The World According to Garp wouldn't exist without the Under Toad. Brendan got me started.
To my surprise, Colin didn't ask me what the book was "about"--he told me. "It's about the fear of death, I think," Colin began. "Maybe more accurately, the fear of the death of children--or of anyone you love."
I remembered then that, among my other attempts to begin the novel, I had long ago begun with what would become the last sentence ("...in the world according to Garp, we are all terminal cases"), and I recalled how that sentence had moved through the book; I kept pushing it ahead. It was once the first sentence of the second chapter; later it was the last sentence of the tenth chapter, and so on, until it became the end of the novel--the only possible ending. Not surprisingly, Garp describes a novelist as "a doctor who sees only terminal cases."
Yet Colin, my twelve-year-old, surprised me by telling me what my book was about. The "Mrs. Ralph" chapter, my first false beginning, begins as follows: "If Garp could have been granted one vast and naive wish, it would have been that he could make the world safe. For children and for grownups. The world struck Garp as unnecessarily perilous for both." At age twelve, Colin had zeroed in on that. Garp lives in "a safe suburb of a small, safe city," but neither he nor his children are safe. The Under Toad will get him in the end--as it gets his mother, as it gets his younger son. "Just be careful!" Garp is always telling his children, as I am still telling mine.

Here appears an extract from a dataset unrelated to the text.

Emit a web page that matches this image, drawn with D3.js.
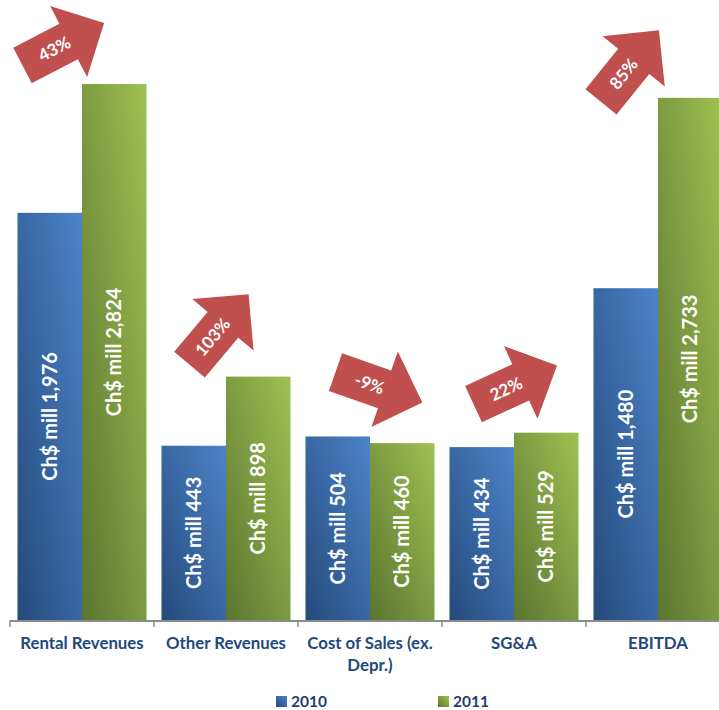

It is a novel about being careful, and about that not being enough.
The real beginning to the book, the one I finally chose, describes Jenny's habit of carrying a scalpel in her purse. Jenny is a nurse, and an unmarried woman who wants nothing to do with men; she carries the scalpel for self-defense. And so The World According to Garp begins with an act of violence--Jenny cuts a soldier, a stranger who thrusts his hand under her dress (her nurse's uniform). "Garp's mother, Jenny Fields, was arrested in Boston in 1942 for wounding a man in a movie theater." Finally, it was just that simple; I began at the beginning of the main story, before Jenny is pregnant with Garp--at the moment she decides she wants to have a baby without having a husband.